Back nine, back six, back three? Is that all there is to countback? Our Rules of Golf guru looks at how ties are decided with matching scorecards

Countback in golf. If you’ve ever played in a club competition, at some point you’ve had your fate decided this way. Who really wants to have a play-off in a Saturday Stableford? Answer: No one.

So if you’re not going to go to extra holes combat, or even if you do and need some way to split the minor placings, what’s likely to transpire is something called “matching scorecards”.

This will normally be specified in your club’s Terms of Competition for each event but, if you’ve never bothered to look, or just assumed you know what it was, let’s take a closer look at scorecard countback in all its many and varied forms…

What is countback in golf?

You’ll be familiar with one version of this. If a competition reaches a climax and there are players tied at the top, the winner is determined based on the scores for the last nine, six, three and, last of all, the 18th hole.

All of you knew that, of course. But what if there is still a tie? Do you just split the cash? Did you know that you can then look at the front nine – so your competition committee would look at the last six, three, and the final hole of the first nine.

What if you didn’t play 18 holes? I played in a 16-hole winter competition, for example, only a few weeks ago. Here, you can just adjust the number of holes that would be used when matching scores.

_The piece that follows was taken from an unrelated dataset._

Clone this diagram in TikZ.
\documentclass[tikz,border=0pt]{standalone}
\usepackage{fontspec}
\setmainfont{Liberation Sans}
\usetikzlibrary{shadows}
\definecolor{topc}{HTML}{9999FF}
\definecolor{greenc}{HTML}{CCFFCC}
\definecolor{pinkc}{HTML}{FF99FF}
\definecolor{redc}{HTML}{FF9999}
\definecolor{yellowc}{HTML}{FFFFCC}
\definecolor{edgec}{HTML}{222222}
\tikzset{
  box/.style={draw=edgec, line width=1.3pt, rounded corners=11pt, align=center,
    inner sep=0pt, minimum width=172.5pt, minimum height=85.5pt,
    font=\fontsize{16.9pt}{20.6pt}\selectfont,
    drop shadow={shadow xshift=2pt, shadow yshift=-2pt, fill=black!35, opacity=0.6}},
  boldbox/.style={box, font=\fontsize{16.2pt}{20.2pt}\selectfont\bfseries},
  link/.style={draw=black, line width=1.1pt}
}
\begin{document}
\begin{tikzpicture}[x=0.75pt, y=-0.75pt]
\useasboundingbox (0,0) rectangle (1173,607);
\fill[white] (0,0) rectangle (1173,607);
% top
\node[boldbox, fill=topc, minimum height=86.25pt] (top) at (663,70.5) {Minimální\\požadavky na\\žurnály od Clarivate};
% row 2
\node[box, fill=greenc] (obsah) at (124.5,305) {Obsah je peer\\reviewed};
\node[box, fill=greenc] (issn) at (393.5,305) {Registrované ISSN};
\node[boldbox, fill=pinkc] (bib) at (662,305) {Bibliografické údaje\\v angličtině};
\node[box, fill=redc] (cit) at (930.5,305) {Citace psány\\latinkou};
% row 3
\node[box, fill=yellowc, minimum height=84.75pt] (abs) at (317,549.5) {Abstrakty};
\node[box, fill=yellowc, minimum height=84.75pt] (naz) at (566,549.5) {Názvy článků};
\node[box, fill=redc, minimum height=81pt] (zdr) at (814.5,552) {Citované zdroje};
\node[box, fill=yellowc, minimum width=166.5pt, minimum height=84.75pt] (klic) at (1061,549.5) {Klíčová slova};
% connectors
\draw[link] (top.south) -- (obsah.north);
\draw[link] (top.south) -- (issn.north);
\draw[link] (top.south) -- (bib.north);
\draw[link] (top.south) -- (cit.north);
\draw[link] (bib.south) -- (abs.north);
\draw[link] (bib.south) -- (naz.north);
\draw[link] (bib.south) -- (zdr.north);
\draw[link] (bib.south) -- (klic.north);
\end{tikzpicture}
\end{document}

After all of this, if you still can’t separate competitors, you could either call it a draw or let fate decide, such as by tossing a coin.

All of this is outlined in the committee procedures in the Official Guide to the Rules of Golf and they’re on the spot to answer a couple of other very prescient queries…

What if it was a multi-tee start?

I’ve seen this happen in real life. A member who was getting underway from a difficult hole in a shotgun start wondered if countback would change depending on where they began their round. Their ‘back nine’ was very different to those of some of their fellow competitors.

It’s recommended that you apply consistency. So the last nine holes are those that are 10 to 18 – and so on.

What happens in handicap competitions?

So not just Stablefords, but fourball stroke play, Par/Bogey, if there is a stroke index allocation that’s been set by a competition committee, you’d apply those handicap shots as you would for the competition itself.

What about if that stroke index allocation isn’t used in a net competition?

It gets a bit more complex here but the committee procedures outline that if the stroke index allocation isn’t in force, and you’re using back nine, six, three and so on, you’d deduct “one-half, one-third, one-sixth” of the handicaps from the score of those holes.